What is more worrying is that despite the bitter experiences, the government is yet to stop disbursing loans from the fund although the central bank and the investment corporation stopped accepting fresh applications for such loans on June 30, 2014. Besides, it is yet to respond to the central bank letter sent in August with proposals to close the fund or create a refinance scheme through a separate company. Meanwhile, the government appears willing to continue with the fund at a time when Tk 1,342.94 crore against 872 projects have been disbursed from the fund as of September 30, 2016, but the amount recovered in the period was only Tk 227.93 crore. That apart, a survey that the Bangladesh Institute of Development Studies conducted in 2014 found that at least 77 companies that borrowed Tk 289 crore from the fund disappeared. One could, indeed, be forgiven to think that the reason the government is yet to close the fund is not different from the one for which it has rampantly politicised the management of state-run banks ever since its assumption of office in 2009, paving the way for turning the banks into swindlers’ paradise.

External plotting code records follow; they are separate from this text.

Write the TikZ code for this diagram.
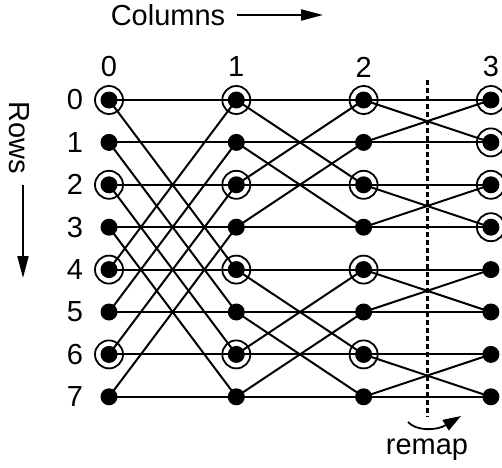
\documentclass[tikz,border=0pt]{standalone}
\usepackage{fontspec}
\setmainfont{Liberation Sans}
\usetikzlibrary{arrows.meta,backgrounds}
\begin{document}
\begin{tikzpicture}[x=1pt,y=1pt,
  dotnode/.style={circle,fill=black,inner sep=0pt,minimum size=17pt},
  ringnode/.style={circle,draw=black,line width=1.8pt,inner sep=0pt,minimum size=28pt,
    path picture={\fill[black] (path picture bounding box.center) circle (8.5pt);}},
  wire/.style={line width=2pt},
  lbl/.style={font=\fontsize{29}{29}\selectfont,inner sep=0pt},
  arr/.style={line width=2pt,-{Triangle[length=22pt,width=11pt]}}]
\useasboundingbox (0,0) rectangle (502,467);
\clip (0,0) rectangle (502,467);
% nodes
\foreach \c in {0,...,3}{
  \foreach \r in {0,...,7}{
    \pgfmathtruncatemacro\isring{ifthenelse(\c<3, mod(\r,2)==0, \r<4)}
    \ifnum\isring=1
      \node[ringnode] (n\c\r) at ({109+127.3*\c},{367-42.4*\r}) {};
    \else
      \node[dotnode] (n\c\r) at ({109+127.3*\c},{367-42.4*\r}) {};
    \fi
  }
}
% wires
\begin{pgfonlayer}{background}
\foreach \c/\d/\s in {0/1/4,1/2/2,2/3/1}{
  \foreach \r in {0,...,7}{
    \pgfmathtruncatemacro\p{mod(floor(\r/\s),2)==0 ? \r+\s : \r-\s}
    \draw[wire] (n\c\r.center) -- (n\d\r.center);
    \draw[wire] (n\c\r.center) -- (n\d\p.center);
  }
}
\end{pgfonlayer}
% column and row numbers
\foreach \c in {0,...,3}{
  \node[lbl] (cl\c) at ({109+127.3*\c},400) {\c};
}
\foreach \r in {0,...,7}{
  \node[lbl] (rl\r) at (75,{367-42.4*\r}) {\r};
}
% Columns arrow
\node[lbl] (colslbl) at (168,452) {Columns};
\coordinate (cA) at (237,452);
\coordinate (cB) at (323,452);
\draw[arr] (cA) -- (cB);
% Rows arrow
\node[lbl,rotate=-90] (rowslbl) at (19,329) {Rows};
\coordinate (rA) at (23,282);
\coordinate (rB) at (23,189);
\draw[arr] (rA) -- (rB);
% remap
\coordinate (dTop) at (427,387);
\coordinate (dBot) at (427,50);
\draw[line width=3pt,dash pattern=on 4.5pt off 3.5pt] (dTop) -- (dBot);
\coordinate (mA) at (408,45);
\coordinate (mB) at (461,51);
\draw[line width=1.8pt,-{Triangle[length=18pt,width=12pt]}] (mA) .. controls (416,36) and (436,36) .. (mB);
\node[lbl] (remap) at (427,17) {remap};
\end{tikzpicture}
\end{document}
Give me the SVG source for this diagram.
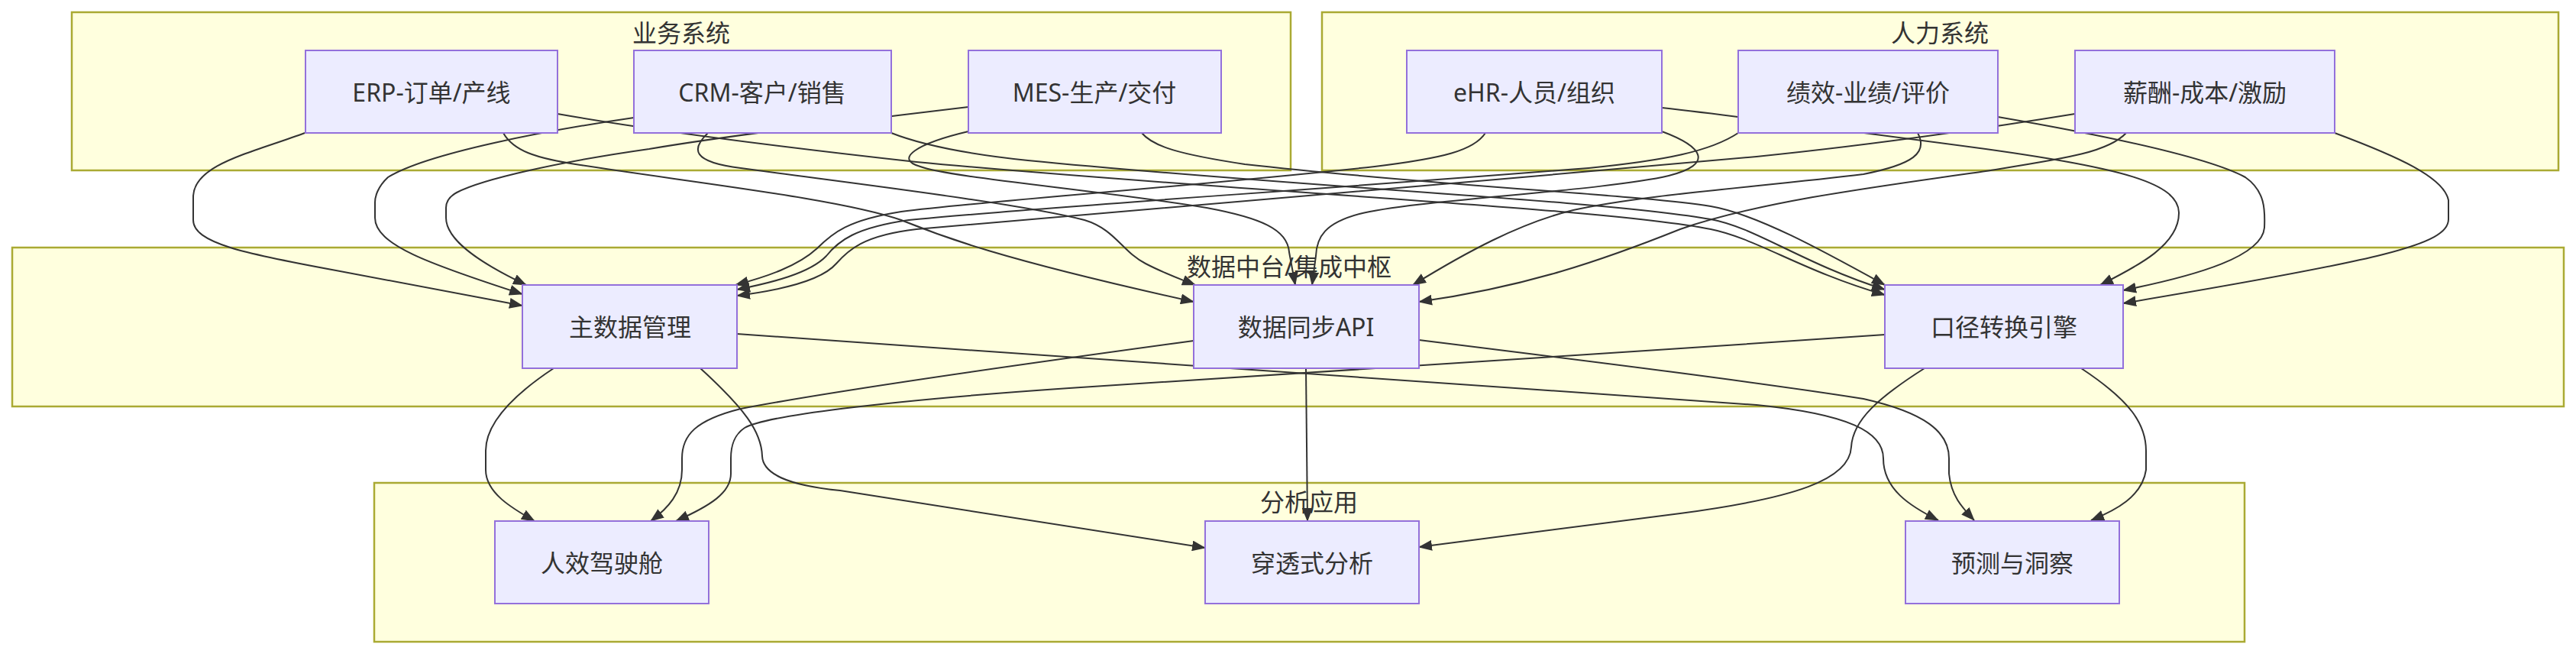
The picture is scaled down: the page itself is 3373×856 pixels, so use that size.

It can be recalled here that Sonali, BASIC and other state-run banks lost thousands of crore of takas in the period mostly because of people who reportedly enjoyed ruling party blessings. But those who belonged to the boards of directors of the banks and were allegedly complicit in the embezzlement are yet to face any legal action from the government for the crimes.
The government immediately needs to stop all forms of embezzlement of public money apart from closing the fund at hand. It also needs to take effective steps to recover all the money disbursed from the fund without considering the political camp the defaulters belong to. Above all, conscious sections of society need to raise their voice in a sustained manner in this regard.